By: Michael Fitzgerald

We spend a lot of time talking to business owners about what to expect during a sale transaction. For most, this their first time selling a company, and the amount of effort and detail involved can seem endless. And then there’s the emotional adjustment. Giving up control of a company that has been built through years or decades of hard work, sleepless nights, and enormous investment in personal relationships with employees, customers, and business partners is a huge shift in mindset.

At MidCap, we’ve developed a few recommendations to help business owners prepare for a sale and the transition period that follows:

  • Engage early with advisors. Engaging with experienced M&A advisors early in the process is mission critical to ensure a successful transaction. An experienced investment banker, commercial transactions attorney and a corporate accounting professional are three key advisors sellers must have on board early in the process. These professionals will provide valuable market insights, help assess the company's readiness for sale, and guide owners through the complexities of the transaction landscape.
  • Talk to someone who’s been there before. Spend time with peers in your network who have been through a sale process. It can be enormously helpful to have different sounding boards, especially other business owners who can speak from experience when you’re faced with difficult decisions or strategic inflection points.
  • Get your financial house in order. Preparing detailed and accurate financial records prior to embarking on a sale is essential to achieving the highest valuation for your company, and will be required during the due diligence process. A thorough and transparent financial presentation is crucial for attracting potential buyers and instilling their confidence. Key documents to include are financial statements, tax returns, and projections that reflect the company's growth potential.
  • Maintain confidentiality. Avoid prematurely disclosing the potential sale to employees, customers, or suppliers. Premature leaks can lead to uncertainty and potentially harm the business or put the transaction in peril.
  • Discuss a realistic valuation range with your financial advisor.

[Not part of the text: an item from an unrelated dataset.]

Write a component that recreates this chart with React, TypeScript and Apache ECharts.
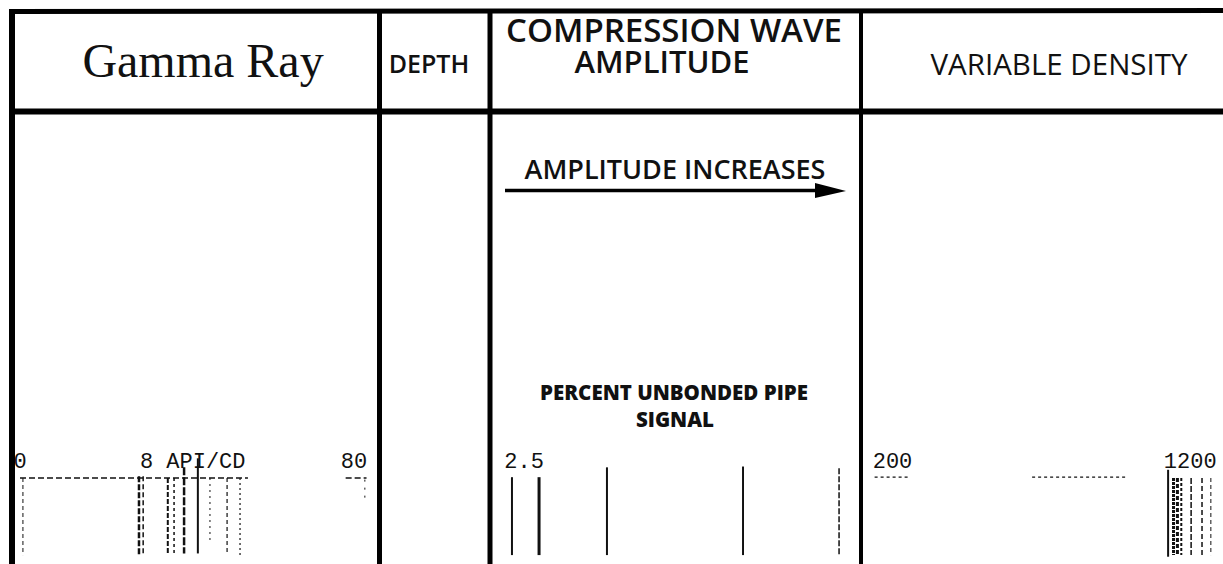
import React, { useEffect, useRef } from "react";
import * as echarts from "echarts";

// ---- header / panel texts ----
const trackTitles = ["Gamma Ray", "DEPTH", "COMPRESSION WAVE", "AMPLITUDE", "VARIABLE DENSITY"];
const bodyNotes = ["AMPLITUDE INCREASES", "PERCENT UNBONDED PIPE", "SIGNAL"];

// ---- Gamma Ray track scale ----
const gammaTicks = [0, 80];
const gammaUnit = "8 API/CD";
const gammaTraceValues = [0.7, 28.5, 29.5, 35.4, 36.9, 39.3, 42.6, 45.5, 49.6, 52.7, 82.6];
const gammaTraceTop = [0, -2, -2, 0, 0, -13, -24, 0, 0, 0, 2];
const gammaTraceBottom = [94, 94, 94, 94, 94, 92, 92, 76, 94, 94, 27];
const gammaScaleSegments = [[0, 54.6], [78, 83]];

// ---- Compression wave amplitude track ----
const cwTicks = [2.5];
const cwTraceValues = [2.593, 2.384, 1.86, 0.81, 0.069];
const cwTraceTop = [-1, -1, -13, -14, -12];
const cwTraceBottom = [94, 94, 94, 94, 94];

// ---- Variable density track ----
const vdlTicks = [200, 1200];
const vdlTraceValues = [1125.7, 1143.9, 1157, 1170, 1203, 1239.6, 1269.3];
const vdlTraceTop = [-10, 0, 0, 0, 0, 0, 0];
const vdlTraceBottom = [96, 94, 94, 94, 94, 94, 94];
const vdlScaleSegments = [[140, 256], [669, 982]];

// ---- styles (kept apart from the data) ----
const gammaStyles: [number, any][] = [
  [1, [4, 3]], [2.5, [6, 2]], [1.5, [5, 3]], [2, [5, 2]], [1.5, [3, 3]], [2.5, [8, 2]],
  [2, "solid"], [1, [2, 4]], [1.2, [4, 3]], [1.2, [2, 3]], [1, [2, 6]],
];
const cwStyles: [number, any][] = [[2, "solid"], [3, "solid"], [2, "solid"], [2, "solid"], [1.5, [6, 2]]];
const vdlStyles: [number, any][] = [
  [2, "solid"], [3, [3, 1]], [3, [4, 2]], [2, [3, 2]], [1.5, [6, 2]], [1.5, [5, 3]], [1, [4, 3]],
];

const INK = "#111";
const MONO = "Liberation Mono";
const SANS = "Open Sans";

function traces(grid: number, values: number[], tops: number[], bottoms: number[], styles: [number, any][]) {
  return values.map((v, i) => ({
    type: "line",
    xAxisIndex: grid,
    yAxisIndex: grid,
    data: [[v, tops[i]], [v, bottoms[i]]],
    symbol: "none",
    clip: false,
    silent: true,
    lineStyle: { color: INK, width: styles[i][0], type: styles[i][1] },
  }));
}

function hSegments(grid: number, segs: number[][], depth: number, width: number, type: any) {
  return segs.map((s) => ({
    type: "line",
    xAxisIndex: grid,
    yAxisIndex: grid,
    data: [[s[0], depth], [s[1], depth]],
    symbol: "none",
    clip: false,
    silent: true,
    lineStyle: { color: INK, width, type },
  }));
}

const labelStyle = { fontFamily: MONO, fontSize: 22, color: INK };

function txt(text: string, x: number, y: number, fontSize: number, fontFamily: string, fontWeight: any = "normal") {
  return {
    type: "text",
    x,
    y,
    z: 50,
    style: {
      text, fontSize, fontFamily, fontWeight, lineHeight: fontSize,
      fill: INK, align: "center", verticalAlign: "middle",
    },
  };
}

function ln(x1: number, y1: number, x2: number, y2: number, w: number) {
  return { type: "line", z: 100, shape: { x1, y1, x2, y2 }, style: { stroke: "#000", lineWidth: w } };
}

const hiddenAxisParts = { axisLine: { show: false }, axisTick: { show: false }, splitLine: { show: false } };

export default function App() {
  const ref = useRef<HTMLDivElement>(null);
  useEffect(() => {
    if (!ref.current) return;
    const chart = echarts.init(ref.current, undefined, { renderer: "svg" });
    const yAx = (g: number) => ({ type: "value", gridIndex: g, min: 0, max: 100, inverse: true, show: false });
    const option: any = {
      animation: false,
      backgroundColor: "#fff",
      grid: [
        { left: 20, top: 478, width: 367.4, height: 82 },
        { left: 498.1, top: 478, width: 349.9, height: 82 },
        { left: 862.7, top: 478, width: 363.6, height: 82 },
      ],
      xAxis: [
        {
          type: "value", gridIndex: 0, min: 0, max: 88, interval: 80, position: "top",
          ...hiddenAxisParts,
          axisLabel: { ...labelStyle, margin: 5, showMaxLabel: false, formatter: (v: number) => (gammaTicks.includes(v) ? String(v) : "") },
          name: gammaUnit, nameLocation: "middle", nameGap: 5, nameMoveOverlap: false,
          nameTextStyle: { ...labelStyle, padding: [0, 22, 0, 0] },
        },
        {
          type: "value", gridIndex: 1, min: 0, max: 2.7, interval: 2.5, inverse: true, position: "top",
          ...hiddenAxisParts,
          axisLabel: { ...labelStyle, margin: 5, formatter: (v: number) => (cwTicks.includes(v) ? String(v) : "") },
        },
        {
          type: "value", gridIndex: 2, min: 100, max: 1300, interval: 100, position: "top",
          ...hiddenAxisParts,
          axisLabel: { ...labelStyle, margin: 5, formatter: (v: number) => (vdlTicks.includes(v) ? String(v) : "") },
        },
      ],
      yAxis: [yAx(0), yAx(1), yAx(2)],
      series: [
        ...traces(0, gammaTraceValues, gammaTraceTop, gammaTraceBottom, gammaStyles),
        ...hSegments(0, gammaScaleSegments, 0, 1.5, [6, 3]),
        ...traces(1, cwTraceValues, cwTraceTop, cwTraceBottom, cwStyles),
        ...traces(2, vdlTraceValues, vdlTraceTop, vdlTraceBottom, vdlStyles),
        ...hSegments(2, vdlScaleSegments, -1, 1.2, [3, 3]),
      ],
      graphic: [
        // frame
        ln(9, 11.5, 1223, 10.5, 5),
        ln(12, 9, 12, 564, 6),
        ln(9, 111.5, 1223, 111.5, 6),
        ln(379.5, 9, 379.5, 564, 5),
        ln(490, 9, 490, 564, 5),
        ln(861, 9, 861, 564, 4),
        // header titles
        txt(trackTitles[0], 203, 60, 48, "Liberation Serif"),
        txt(trackTitles[1], 429, 63, 25, SANS, 600),
        txt(trackTitles[2], 674, 29, 33, SANS, 600),
        txt(trackTitles[3], 662, 61, 31, SANS, 600),
        txt(trackTitles[4], 1059, 63, 29.5, SANS, 400),
        // body notes
        txt(bodyNotes[0], 675, 168, 27, SANS, 600),
        ln(505, 190.5, 818, 190.5, 3.5),
        { type: "polygon", z: 100, shape: { points: [[815, 183], [846, 191], [815, 198]] }, style: { fill: "#000" } },
        txt(bodyNotes[1], 674, 392, 20.5, SANS, 800),
        txt(bodyNotes[2], 675, 419, 20.5, SANS, 800),
      ],
    };
    chart.setOption(option);
    return () => chart.dispose();
  }, []);
  return (
    <div
      ref={ref}
      style={{ position: "fixed", left: 0, top: 0, width: 1223, height: 564, background: "#fff" }}
    />
  );
}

While optimism when selling a company is healthy, overestimating the company's valuation can be a major deterrent for potential buyers. Instead, work with an investment banking firm to conduct a thorough valuation analysis and agree on a realistic price range that reflects the company's accurate market value.
  • Prepare for a thorough due diligence process. A sound due diligence process is absolutely critical to a successful business sale. In addition to the financial information mentioned above, be prepared to provide detailed customer, supplier, legal, and employee information. Buyers need to have a clear understanding of the upside potential as well as the downside risks of acquiring a business.
  • Conduct your own due diligence. While the buyer will be seeking transparency in determining if the company is an optimal fit for acqusition, the seller should be conducting as rigorous a process to ensure the acquirer is financially sound and ethical and that the corporate culture of both companies is aligned. Failing to consider these questions upfront can jeopardize a deal, or lead to post-sale seller’s remorse.
  • Plan for life after the sale. A post-sale plan is critical to a successful outcome. Whether it involves transitioning key employees, managing tax implications, planning one’s next profesisonal next chapter, or thinking about how you’ll spend time with family and friends, neglecting post-sale considerations can lead to unforeseen challenges that can be costly, both financially and emotionally. For many business owners, these are conversations to have not only with your advisors, but also with your peers and family members, before, during, and after the sale.

So, while a business sale is complex and brings with it tremendous change, a strategic and well-executed plan can help business owners avoid potential pitfalls that can threaten the transaction or lead to a suboptimal outcome. By following these guidelines, business owners can position themselves for a smoother and more lucrative sale and post-sale satisfaction.